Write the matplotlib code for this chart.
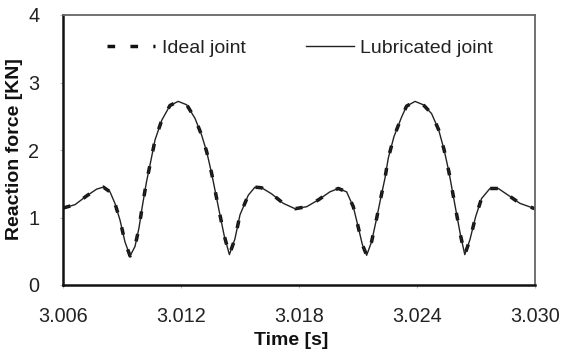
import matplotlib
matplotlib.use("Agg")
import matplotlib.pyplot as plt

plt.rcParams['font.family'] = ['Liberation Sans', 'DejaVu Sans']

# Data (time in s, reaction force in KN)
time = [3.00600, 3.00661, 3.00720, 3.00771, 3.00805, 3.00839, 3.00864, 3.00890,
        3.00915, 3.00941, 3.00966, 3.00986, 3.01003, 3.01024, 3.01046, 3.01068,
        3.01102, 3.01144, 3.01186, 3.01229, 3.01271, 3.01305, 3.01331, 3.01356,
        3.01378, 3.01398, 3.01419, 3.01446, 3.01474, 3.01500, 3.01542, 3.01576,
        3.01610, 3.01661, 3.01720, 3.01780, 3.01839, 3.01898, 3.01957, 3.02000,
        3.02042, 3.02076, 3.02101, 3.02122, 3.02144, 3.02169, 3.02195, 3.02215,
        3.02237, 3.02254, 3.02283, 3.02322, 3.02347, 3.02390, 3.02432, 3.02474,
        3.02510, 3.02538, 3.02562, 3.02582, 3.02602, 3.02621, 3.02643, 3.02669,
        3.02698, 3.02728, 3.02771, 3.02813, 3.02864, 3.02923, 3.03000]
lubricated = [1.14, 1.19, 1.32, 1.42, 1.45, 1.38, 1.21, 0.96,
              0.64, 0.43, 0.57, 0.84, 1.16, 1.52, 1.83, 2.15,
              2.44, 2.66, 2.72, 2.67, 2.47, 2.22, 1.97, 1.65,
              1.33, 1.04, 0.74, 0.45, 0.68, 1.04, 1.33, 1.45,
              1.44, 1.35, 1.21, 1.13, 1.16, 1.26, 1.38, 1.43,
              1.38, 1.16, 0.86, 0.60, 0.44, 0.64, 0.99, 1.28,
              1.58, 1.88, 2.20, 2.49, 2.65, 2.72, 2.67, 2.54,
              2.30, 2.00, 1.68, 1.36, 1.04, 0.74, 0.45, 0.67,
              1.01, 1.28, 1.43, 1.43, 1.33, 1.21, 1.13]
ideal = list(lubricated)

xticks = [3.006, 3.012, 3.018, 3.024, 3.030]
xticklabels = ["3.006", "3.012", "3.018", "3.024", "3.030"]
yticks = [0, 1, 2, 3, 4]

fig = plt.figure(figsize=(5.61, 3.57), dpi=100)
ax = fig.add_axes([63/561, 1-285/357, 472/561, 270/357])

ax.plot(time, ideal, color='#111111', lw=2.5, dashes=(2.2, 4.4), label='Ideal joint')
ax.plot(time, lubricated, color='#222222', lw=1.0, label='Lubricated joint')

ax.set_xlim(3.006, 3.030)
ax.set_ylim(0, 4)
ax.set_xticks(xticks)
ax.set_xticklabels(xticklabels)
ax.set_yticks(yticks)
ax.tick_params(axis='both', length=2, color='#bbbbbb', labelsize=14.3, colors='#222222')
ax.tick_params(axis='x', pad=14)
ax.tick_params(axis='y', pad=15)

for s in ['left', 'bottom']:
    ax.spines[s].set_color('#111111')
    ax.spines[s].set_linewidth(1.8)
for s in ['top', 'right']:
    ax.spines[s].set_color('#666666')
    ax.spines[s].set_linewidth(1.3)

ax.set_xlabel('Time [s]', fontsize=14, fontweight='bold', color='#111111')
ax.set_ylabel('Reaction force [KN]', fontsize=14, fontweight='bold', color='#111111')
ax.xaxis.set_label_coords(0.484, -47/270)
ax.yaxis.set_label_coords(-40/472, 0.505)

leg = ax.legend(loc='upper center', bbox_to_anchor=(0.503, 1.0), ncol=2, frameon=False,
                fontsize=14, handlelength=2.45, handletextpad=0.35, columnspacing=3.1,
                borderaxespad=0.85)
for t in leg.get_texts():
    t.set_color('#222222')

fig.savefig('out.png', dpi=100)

◆ ◆ ◆

*Your objective*: From the top of the listing above, repeat each line exactly until you reach the line containing "plt.rcParams['font.family'] = ['Liberation", and repeat that one too. Leave the pictures out.

*Answer for this exercise*:
Write the matplotlib code for this chart.
import matplotlib
matplotlib.use("Agg")
import matplotlib.pyplot as plt

plt.rcParams['font.family'] = ['Liberation Sans', 'DejaVu Sans']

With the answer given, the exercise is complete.